Private-sector forecasters also have boosted their projected GDP growth rates. According to The Wall Street Journal, in December 2012, private forecasters were expecting current-year GDP growth of 1.9  and one-year-ahead growth of 2.3 percent. The December 2013 survey showed that private-sector forecasters had revised their GDP outlook to 2.1percent for the current year and 2.7 percent for
the following year (Chart 2 above).

Both Fed and private-sector forecasts are consistent with AIER’s expectations for continued economic growth and generally improving economic conditions—expectations based in part on our well-established BCC indicators.

Six Areas We’ll Be Watching in 2014

While our positive outlook for the U.S. economy in 2014 is supported by our BCC indicators, risks to the outlook remain. Though it’s  impossible to know where the next surprise will come from, we have identified six key areas that we believe may be particularly important to the outlook.

1. Fed tapering, interest rates, and credit markets. Now that the Fed has begun tapering its securities purchases, there is somewhat less uncertainty surrounding monetary policy. However, questions remain. How will new leadership at the Fed impact policy? How will the pace of tapering progress, especially with the Fed emphasizing that continued tapering will be data-dependent and not tied to a set schedule? Market reaction to the start of tapering was muted, partially due to the events of last summer and partially due to Fed indications that they intend to keep interest rates low for a longer time than previously indicated. However, if over the coming months, bond markets react more harshly to additional tapering moves, there’s risk that the resultant higher interest rates could slow housing, capital investment, and durable-goods spending – and put downward pressure on equity markets as well.

2. Housing. Housing activity has been trending higher since the recession ended. Home sales are near the 5 million annual rate level. That’s consistent with levels seen in prior expansions, though well below those seen during the housing bubble years (2003-2006). New-home construction is picking up, and more optimism can be seen in surveys of homebuilders. Finally, home prices are rising, helping boost household net worth. Additional gains in household net worth would help sustain consumer spending and housing activity, both of which may be important contributors to stronger economic growth.

3. Energy. Energy may play a crucial role in the U.S. economy in two ways during 2014:

As a major consumer of energy products, the U.S. economy is susceptible to energy price swings. Energy prices can have a significant role in directing purchasing power. Higher energy prices necessarily divert resources from other spending and can impact both consumer confidence and business investment plans, while lower energy prices can boost spending and saving. Though a late-1970s-style energy crisis seems unlikely at this stage, the impact of energy price swings can range from significant to catastrophic.

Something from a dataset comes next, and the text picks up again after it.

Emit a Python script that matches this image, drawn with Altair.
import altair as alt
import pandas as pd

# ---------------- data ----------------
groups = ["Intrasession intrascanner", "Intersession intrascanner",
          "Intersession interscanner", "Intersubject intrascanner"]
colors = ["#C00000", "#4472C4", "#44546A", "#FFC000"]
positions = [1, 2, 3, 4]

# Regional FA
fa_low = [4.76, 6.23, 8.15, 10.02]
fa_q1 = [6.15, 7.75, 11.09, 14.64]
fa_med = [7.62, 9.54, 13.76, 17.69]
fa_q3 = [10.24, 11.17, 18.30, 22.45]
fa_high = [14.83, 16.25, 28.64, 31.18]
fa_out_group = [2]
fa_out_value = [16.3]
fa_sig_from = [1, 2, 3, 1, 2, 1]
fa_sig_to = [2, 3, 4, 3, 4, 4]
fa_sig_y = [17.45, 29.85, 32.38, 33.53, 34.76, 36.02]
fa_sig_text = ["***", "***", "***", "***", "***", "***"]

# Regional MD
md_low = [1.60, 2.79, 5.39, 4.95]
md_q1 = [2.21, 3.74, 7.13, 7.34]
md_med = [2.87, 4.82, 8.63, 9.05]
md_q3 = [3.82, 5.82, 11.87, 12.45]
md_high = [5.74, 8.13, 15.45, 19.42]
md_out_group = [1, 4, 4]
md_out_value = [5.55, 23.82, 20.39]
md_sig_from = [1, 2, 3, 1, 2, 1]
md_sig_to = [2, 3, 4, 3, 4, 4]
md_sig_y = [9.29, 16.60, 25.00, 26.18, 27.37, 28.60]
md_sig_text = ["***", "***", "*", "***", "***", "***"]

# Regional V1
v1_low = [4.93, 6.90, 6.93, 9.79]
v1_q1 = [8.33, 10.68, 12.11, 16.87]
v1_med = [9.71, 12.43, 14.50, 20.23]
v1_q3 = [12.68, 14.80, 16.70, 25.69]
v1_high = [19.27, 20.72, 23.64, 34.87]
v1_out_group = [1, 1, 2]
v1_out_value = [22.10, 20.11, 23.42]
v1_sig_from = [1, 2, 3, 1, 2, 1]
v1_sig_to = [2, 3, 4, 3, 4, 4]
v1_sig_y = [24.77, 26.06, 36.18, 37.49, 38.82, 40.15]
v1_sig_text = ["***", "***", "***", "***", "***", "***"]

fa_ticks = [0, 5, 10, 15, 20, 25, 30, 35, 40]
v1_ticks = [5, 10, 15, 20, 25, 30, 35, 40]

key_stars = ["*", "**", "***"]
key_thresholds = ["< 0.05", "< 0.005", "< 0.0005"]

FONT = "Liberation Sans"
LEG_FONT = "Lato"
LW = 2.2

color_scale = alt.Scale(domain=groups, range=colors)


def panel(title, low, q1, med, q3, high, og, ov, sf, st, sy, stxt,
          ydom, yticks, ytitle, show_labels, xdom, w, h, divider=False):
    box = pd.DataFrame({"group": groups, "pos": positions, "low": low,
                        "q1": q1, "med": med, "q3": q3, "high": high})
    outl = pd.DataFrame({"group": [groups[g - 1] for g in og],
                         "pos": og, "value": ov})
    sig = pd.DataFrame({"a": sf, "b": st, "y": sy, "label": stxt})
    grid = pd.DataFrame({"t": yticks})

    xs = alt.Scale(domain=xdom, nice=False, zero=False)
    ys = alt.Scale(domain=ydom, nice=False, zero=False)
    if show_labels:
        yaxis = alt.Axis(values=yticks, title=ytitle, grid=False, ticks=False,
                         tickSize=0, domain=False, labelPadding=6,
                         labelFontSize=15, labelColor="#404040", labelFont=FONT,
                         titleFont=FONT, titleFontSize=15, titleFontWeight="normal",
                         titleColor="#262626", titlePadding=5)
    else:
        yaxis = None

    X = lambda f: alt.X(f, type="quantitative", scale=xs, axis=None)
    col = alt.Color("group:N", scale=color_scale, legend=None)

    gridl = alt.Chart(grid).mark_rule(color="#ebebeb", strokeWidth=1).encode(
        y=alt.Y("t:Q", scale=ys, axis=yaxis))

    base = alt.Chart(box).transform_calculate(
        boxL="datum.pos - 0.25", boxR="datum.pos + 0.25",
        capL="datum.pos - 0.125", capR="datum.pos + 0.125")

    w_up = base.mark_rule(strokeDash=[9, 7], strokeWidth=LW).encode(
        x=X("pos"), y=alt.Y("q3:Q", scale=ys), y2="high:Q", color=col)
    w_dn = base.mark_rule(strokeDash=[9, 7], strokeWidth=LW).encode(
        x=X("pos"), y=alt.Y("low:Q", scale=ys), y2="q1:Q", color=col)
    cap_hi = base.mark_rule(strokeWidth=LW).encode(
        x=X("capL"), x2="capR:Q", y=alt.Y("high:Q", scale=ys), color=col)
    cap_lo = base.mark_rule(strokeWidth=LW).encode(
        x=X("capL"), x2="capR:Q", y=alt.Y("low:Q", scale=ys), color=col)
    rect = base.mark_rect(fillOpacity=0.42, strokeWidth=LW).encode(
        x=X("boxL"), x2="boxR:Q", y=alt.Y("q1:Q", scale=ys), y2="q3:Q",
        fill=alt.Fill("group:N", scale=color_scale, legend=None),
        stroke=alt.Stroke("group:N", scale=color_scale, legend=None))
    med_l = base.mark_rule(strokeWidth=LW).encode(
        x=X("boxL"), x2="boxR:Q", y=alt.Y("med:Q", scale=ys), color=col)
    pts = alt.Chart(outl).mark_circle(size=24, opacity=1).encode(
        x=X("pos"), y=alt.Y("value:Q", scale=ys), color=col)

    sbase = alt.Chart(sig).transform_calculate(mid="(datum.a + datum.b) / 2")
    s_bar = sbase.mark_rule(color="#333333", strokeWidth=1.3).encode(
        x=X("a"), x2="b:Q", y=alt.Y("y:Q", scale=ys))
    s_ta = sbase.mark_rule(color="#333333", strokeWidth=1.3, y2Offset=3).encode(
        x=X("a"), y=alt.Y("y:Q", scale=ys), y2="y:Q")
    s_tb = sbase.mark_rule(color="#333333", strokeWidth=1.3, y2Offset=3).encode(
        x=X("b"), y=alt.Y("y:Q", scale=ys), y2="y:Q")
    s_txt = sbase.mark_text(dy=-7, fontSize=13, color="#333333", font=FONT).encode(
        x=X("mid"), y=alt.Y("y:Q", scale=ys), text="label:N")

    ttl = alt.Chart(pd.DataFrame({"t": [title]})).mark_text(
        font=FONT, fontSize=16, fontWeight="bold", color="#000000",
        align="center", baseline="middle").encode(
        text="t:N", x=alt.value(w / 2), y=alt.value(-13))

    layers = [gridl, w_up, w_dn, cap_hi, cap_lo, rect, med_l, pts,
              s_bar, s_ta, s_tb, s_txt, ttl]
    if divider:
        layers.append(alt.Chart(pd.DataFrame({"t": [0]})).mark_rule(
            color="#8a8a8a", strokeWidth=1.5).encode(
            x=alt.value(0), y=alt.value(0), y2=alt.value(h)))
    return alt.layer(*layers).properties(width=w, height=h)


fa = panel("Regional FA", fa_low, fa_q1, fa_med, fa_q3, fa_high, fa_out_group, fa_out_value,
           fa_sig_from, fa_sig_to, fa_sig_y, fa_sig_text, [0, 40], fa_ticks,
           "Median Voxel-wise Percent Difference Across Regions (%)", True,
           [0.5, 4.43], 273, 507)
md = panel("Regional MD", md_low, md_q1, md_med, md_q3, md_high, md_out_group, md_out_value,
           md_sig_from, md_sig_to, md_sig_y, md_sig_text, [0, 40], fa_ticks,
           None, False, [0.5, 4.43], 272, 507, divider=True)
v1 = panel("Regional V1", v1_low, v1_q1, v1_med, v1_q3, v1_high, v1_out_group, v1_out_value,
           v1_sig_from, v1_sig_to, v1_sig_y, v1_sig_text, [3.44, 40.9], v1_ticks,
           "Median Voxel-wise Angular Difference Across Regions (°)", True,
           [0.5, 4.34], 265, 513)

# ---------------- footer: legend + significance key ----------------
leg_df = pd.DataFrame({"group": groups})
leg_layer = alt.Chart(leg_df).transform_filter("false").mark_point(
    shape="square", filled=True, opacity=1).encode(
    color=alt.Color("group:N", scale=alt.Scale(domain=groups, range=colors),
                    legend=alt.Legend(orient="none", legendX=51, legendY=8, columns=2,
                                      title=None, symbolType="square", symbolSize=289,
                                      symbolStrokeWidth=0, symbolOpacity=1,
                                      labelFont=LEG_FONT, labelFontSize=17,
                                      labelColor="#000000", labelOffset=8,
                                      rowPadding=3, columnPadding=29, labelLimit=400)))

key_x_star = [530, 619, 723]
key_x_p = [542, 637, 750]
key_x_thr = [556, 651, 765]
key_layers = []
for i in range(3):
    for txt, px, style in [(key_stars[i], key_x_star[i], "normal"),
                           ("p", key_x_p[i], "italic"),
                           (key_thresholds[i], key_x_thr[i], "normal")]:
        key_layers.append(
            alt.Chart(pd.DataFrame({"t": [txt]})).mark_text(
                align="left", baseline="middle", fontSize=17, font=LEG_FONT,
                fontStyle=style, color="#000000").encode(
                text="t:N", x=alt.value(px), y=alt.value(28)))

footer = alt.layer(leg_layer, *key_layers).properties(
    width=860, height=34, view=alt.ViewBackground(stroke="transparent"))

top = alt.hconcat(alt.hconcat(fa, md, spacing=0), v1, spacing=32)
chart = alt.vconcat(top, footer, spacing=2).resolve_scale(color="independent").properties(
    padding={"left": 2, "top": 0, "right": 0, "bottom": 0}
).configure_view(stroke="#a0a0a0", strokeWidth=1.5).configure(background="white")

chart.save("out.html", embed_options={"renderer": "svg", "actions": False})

America’s role as an energy producer is gaining in importance. Combined, the U.S. energy exploration, extraction, transportation, and refining industries are a growing source of jobs, revenue, profit, and taxes. Additionally, the benefits to U.S. companies of low-cost energy, particularly natural gas, can be a significant source of global competitive advantage for a range of industries from petrochemicals to smelting to manufacturing. That advantage can lead to higher profits and accelerating job growth.

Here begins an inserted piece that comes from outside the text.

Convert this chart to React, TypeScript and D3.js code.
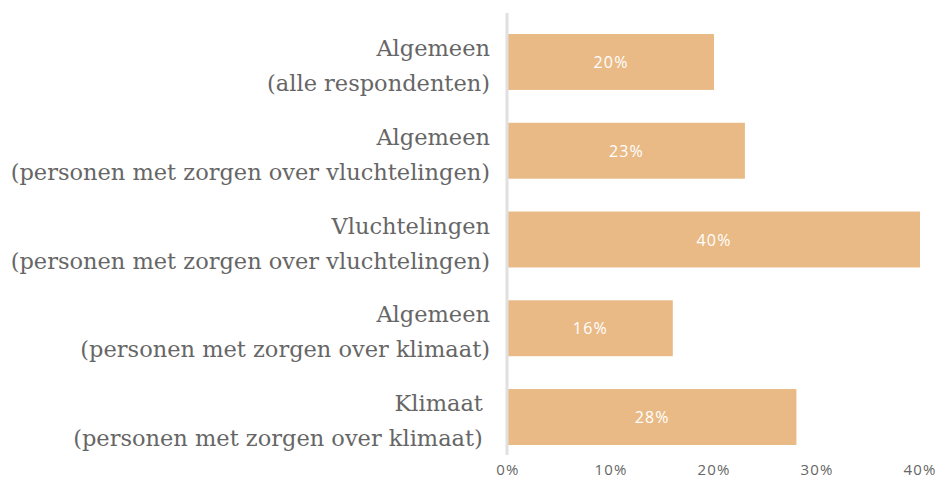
import { useEffect, useRef } from "react";
import * as d3 from "d3";

const categories = [
  ["Algemeen", "(alle respondenten)"],
  ["Algemeen", "(personen met zorgen over vluchtelingen)"],
  ["Vluchtelingen", "(personen met zorgen over vluchtelingen)"],
  ["Algemeen", "(personen met zorgen over klimaat)"],
  ["Klimaat\u00a0", "(personen met zorgen over klimaat)\u00a0"],
];
const values = [20, 23, 40, 16, 28];
const ticks = [0, 10, 20, 30, 40];

const App = () => {
  const ref = useRef<SVGSVGElement>(null);

  useEffect(() => {
    const svg = d3.select(ref.current);
    svg.selectAll("*").remove();

    const x = d3.scaleLinear().domain([0, 40]).range([508, 920]);
    const y = d3
      .scaleBand<number>()
      .domain(d3.range(values.length))
      .range([17.6, 461.4])
      .paddingInner(0.37)
      .paddingOuter(0.185);

    svg.append("g")
      .selectAll("rect")
      .data(values)
      .enter()
      .append("rect")
      .attr("x", x(0))
      .attr("y", (d, i) => y(i)!)
      .attr("width", (d) => x(d) - x(0))
      .attr("height", y.bandwidth())
      .attr("fill", "#e9ba86");

    svg.append("line")
      .attr("x1", x(0) - 1)
      .attr("x2", x(0) - 1)
      .attr("y1", 13)
      .attr("y2", 455)
      .attr("stroke", "#e0e0e0")
      .attr("stroke-width", 3);

    svg.append("g")
      .selectAll("text")
      .data(values)
      .enter()
      .append("text")
      .attr("x", (d) => (x(0) + x(d)) / 2)
      .attr("y", (d, i) => y(i)! + y.bandwidth() / 2 + 6)
      .attr("text-anchor", "middle")
      .attr("fill", "#ffffff")
      .style("font-family", "'Open Sans', sans-serif")
      .style("font-size", "16px")
      .style("letter-spacing", "1.2px")
      .text((d) => `${d}%`);

    const labels = svg.append("g")
      .selectAll("text")
      .data(categories)
      .enter()
      .append("text")
      .attr("text-anchor", "end")
      .attr("fill", "#666666")
      .style("font-family", "'DejaVu Serif', serif")
      .style("font-size", "22.5px")
      .style("white-space", "pre");
    labels.append("tspan")
      .attr("x", 490)
      .attr("y", (d, i) => y(i)! + y.bandwidth() / 2 - 6)
      .text((d) => d[0]);
    labels.append("tspan")
      .attr("x", 490)
      .attr("y", (d, i) => y(i)! + y.bandwidth() / 2 + 29)
      .text((d) => d[1]);

    svg.append("g")
      .selectAll("text")
      .data(ticks)
      .enter()
      .append("text")
      .attr("x", (d) => x(d))
      .attr("y", 475)
      .attr("text-anchor", "middle")
      .attr("fill", "#666666")
      .style("font-family", "'Open Sans', sans-serif")
      .style("font-size", "15px")
      .style("letter-spacing", "1.2px")
      .text((d) => `${d}%`);
  });

  return (
    <svg
      ref={ref}
      width={942}
      height={482}
      style={{ position: "absolute", left: 0, top: 0 }}
    />
  );
};

export default App;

4. Capital spending. Accelerating economic growth, rising utilization rates, intense competition, a low cost of capital, and improving business confidence are typically the necessary ingredients for a new capital investment cycle. After contributing significantly to GDP growth in 2010, 2011, and the first half of 2012, capital investment in equipment has been weak or negative in four of the last five quarters. A new investment cycle could be one of the supports for accelerating growth in 2014. On the other hand, continued weakness could indicate a slowing economy.

5. Profit margins. Whether measured from the National Income and Product Accounts (NIPA) that produce the GDP estimates or from the income statements of publicly traded companies, profit margins in the U.S. are near record-high levels. Despite the worst recession in decades, global economic weakness, persistently high energy prices, weak pricing power, policy uncertainty, and regulatory scrutiny, U.S. business have maintained exceptionally high profit margins. With labor markets tightening and labor costs almost certain to rise, it will likely become more difficult to maintain such high margins. Improved productivity may be one offset, particularly if capital investment picks up; but pressure on profit margins seems inevitable. The questions are: How much pressure will there be, and what are the implications?

Among the possible implications: Equity market prices could fall, causing a drop in household wealth and a slowdown in consumer spending; companies may slow hiring; and/or companies may try to force through price increases, boosting inflationary pressures. How companies respond to shrinking profit margins could be critical to the outlook for growth and inflation in 2014. We will cover our outlook for inflation in our next Inflation Report.

6. Debt demand and credit growth. “Money printing” by the Fed can neither boost the economy nor create inflation unless that money finds its way into the economy. Right now, most of the money created by the Fed remains out of circulation in the form of reserves on the balance sheets of banks. Credit growth has been extremely weak despite the Fed’s efforts, for a number of possible reasons: a lack of desire by banks to lend, the persistence of overly restrictive lending standards, a dearth of credit-worthy borrowers, a lack of demand for credit by qualified borrowers, or some combination of those factors. The severity of the last recession was due in part to the excessive debt built up by consumers and some parts of the financial system. Deleveraging—paying down debt—by both has progressed significantly, and may be coming to an end; but until there is some acceleration in consumer and business borrowing, U.S. economy growth is likely to be restrained.

Wind in the Economy’s Sails For Now

The new year is starting with solid positive momentum behind the U.S. economy. Our BCC indicators are strong; consensus expectations have improved; and some policy risks have diminished. Nevertheless, key areas deserve special attention. Our focus will be on monitoring developments for signs of accelerating or decelerating growth in 2014 and sharing our findings with our readers.